**What is expected:** Write out the material again word for word, dropping any images it holds.

**Given material:**
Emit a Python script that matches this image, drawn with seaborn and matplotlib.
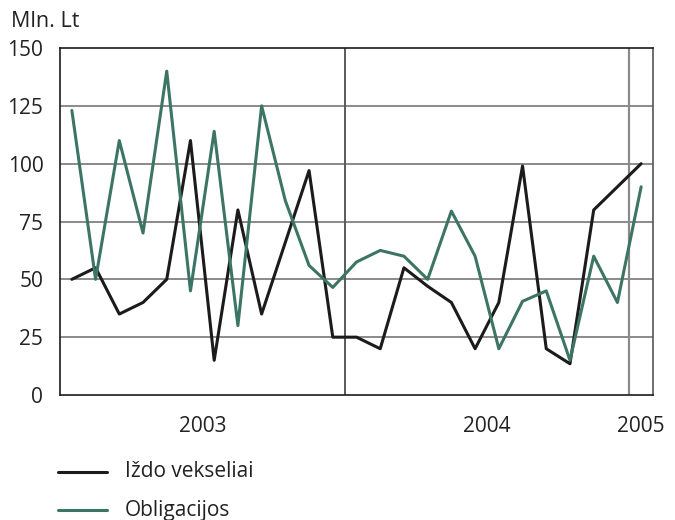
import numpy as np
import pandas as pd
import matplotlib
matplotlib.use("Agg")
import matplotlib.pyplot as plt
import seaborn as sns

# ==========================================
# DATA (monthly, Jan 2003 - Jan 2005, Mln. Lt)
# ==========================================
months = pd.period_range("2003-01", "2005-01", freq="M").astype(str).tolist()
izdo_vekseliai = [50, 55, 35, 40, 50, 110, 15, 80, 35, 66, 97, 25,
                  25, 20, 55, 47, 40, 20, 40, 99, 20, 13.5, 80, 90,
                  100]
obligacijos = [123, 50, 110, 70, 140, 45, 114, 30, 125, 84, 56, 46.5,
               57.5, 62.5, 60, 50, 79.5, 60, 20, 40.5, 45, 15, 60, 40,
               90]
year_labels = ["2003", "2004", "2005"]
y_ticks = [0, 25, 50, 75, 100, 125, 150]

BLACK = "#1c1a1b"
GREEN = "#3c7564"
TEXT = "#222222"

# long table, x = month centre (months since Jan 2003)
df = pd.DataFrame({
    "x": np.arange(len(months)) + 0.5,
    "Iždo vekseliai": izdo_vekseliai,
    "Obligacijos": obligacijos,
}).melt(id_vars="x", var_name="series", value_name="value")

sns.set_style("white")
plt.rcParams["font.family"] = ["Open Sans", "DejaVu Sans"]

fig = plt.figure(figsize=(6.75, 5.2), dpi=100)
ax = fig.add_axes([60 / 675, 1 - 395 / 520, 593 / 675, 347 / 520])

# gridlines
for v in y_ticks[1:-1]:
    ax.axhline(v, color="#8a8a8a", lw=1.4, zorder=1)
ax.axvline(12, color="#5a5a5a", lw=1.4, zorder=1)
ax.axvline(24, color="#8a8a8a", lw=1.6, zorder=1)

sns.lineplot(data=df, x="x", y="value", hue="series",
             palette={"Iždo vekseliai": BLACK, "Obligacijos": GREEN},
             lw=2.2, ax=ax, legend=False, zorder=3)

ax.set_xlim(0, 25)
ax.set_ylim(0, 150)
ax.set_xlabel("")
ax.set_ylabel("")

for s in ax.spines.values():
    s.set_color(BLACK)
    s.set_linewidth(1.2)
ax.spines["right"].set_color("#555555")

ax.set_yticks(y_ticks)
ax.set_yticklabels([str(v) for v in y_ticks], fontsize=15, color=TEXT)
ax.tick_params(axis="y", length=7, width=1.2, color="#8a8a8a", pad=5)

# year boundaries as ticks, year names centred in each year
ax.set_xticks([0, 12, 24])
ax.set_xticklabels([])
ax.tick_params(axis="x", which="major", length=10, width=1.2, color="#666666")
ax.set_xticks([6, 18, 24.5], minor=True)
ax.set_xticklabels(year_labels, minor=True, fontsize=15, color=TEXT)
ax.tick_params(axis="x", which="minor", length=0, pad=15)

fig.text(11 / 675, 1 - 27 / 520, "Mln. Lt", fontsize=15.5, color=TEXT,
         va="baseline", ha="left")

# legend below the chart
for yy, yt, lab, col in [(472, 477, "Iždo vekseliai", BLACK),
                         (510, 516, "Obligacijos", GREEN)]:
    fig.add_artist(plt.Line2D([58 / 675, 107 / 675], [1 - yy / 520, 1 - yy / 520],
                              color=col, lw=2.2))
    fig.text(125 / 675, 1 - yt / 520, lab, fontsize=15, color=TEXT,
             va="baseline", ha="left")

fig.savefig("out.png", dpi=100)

**Response to the task:**
Emit a Python script that matches this image, drawn with seaborn and matplotlib.
import numpy as np
import pandas as pd
import matplotlib
matplotlib.use("Agg")
import matplotlib.pyplot as plt
import seaborn as sns

# ==========================================
# DATA (monthly, Jan 2003 - Jan 2005, Mln. Lt)
# ==========================================
months = pd.period_range("2003-01", "2005-01", freq="M").astype(str).tolist()
izdo_vekseliai = [50, 55, 35, 40, 50, 110, 15, 80, 35, 66, 97, 25,
                  25, 20, 55, 47, 40, 20, 40, 99, 20, 13.5, 80, 90,
                  100]
obligacijos = [123, 50, 110, 70, 140, 45, 114, 30, 125, 84, 56, 46.5,
               57.5, 62.5, 60, 50, 79.5, 60, 20, 40.5, 45, 15, 60, 40,
               90]
year_labels = ["2003", "2004", "2005"]
y_ticks = [0, 25, 50, 75, 100, 125, 150]

BLACK = "#1c1a1b"
GREEN = "#3c7564"
TEXT = "#222222"

# long table, x = month centre (months since Jan 2003)
df = pd.DataFrame({
    "x": np.arange(len(months)) + 0.5,
    "Iždo vekseliai": izdo_vekseliai,
    "Obligacijos": obligacijos,
}).melt(id_vars="x", var_name="series", value_name="value")

sns.set_style("white")
plt.rcParams["font.family"] = ["Open Sans", "DejaVu Sans"]

fig = plt.figure(figsize=(6.75, 5.2), dpi=100)
ax = fig.add_axes([60 / 675, 1 - 395 / 520, 593 / 675, 347 / 520])

# gridlines
for v in y_ticks[1:-1]:
    ax.axhline(v, color="#8a8a8a", lw=1.4, zorder=1)
ax.axvline(12, color="#5a5a5a", lw=1.4, zorder=1)
ax.axvline(24, color="#8a8a8a", lw=1.6, zorder=1)

sns.lineplot(data=df, x="x", y="value", hue="series",
             palette={"Iždo vekseliai": BLACK, "Obligacijos": GREEN},
             lw=2.2, ax=ax, legend=False, zorder=3)

ax.set_xlim(0, 25)
ax.set_ylim(0, 150)
ax.set_xlabel("")
ax.set_ylabel("")

for s in ax.spines.values():
    s.set_color(BLACK)
    s.set_linewidth(1.2)
ax.spines["right"].set_color("#555555")

ax.set_yticks(y_ticks)
ax.set_yticklabels([str(v) for v in y_ticks], fontsize=15, color=TEXT)
ax.tick_params(axis="y", length=7, width=1.2, color="#8a8a8a", pad=5)

# year boundaries as ticks, year names centred in each year
ax.set_xticks([0, 12, 24])
ax.set_xticklabels([])
ax.tick_params(axis="x", which="major", length=10, width=1.2, color="#666666")
ax.set_xticks([6, 18, 24.5], minor=True)
ax.set_xticklabels(year_labels, minor=True, fontsize=15, color=TEXT)
ax.tick_params(axis="x", which="minor", length=0, pad=15)

fig.text(11 / 675, 1 - 27 / 520, "Mln. Lt", fontsize=15.5, color=TEXT,
         va="baseline", ha="left")

# legend below the chart
for yy, yt, lab, col in [(472, 477, "Iždo vekseliai", BLACK),
                         (510, 516, "Obligacijos", GREEN)]:
    fig.add_artist(plt.Line2D([58 / 675, 107 / 675], [1 - yy / 520, 1 - yy / 520],
                              color=col, lw=2.2))
    fig.text(125 / 675, 1 - yt / 520, lab, fontsize=15, color=TEXT,
             va="baseline", ha="left")

fig.savefig("out.png", dpi=100)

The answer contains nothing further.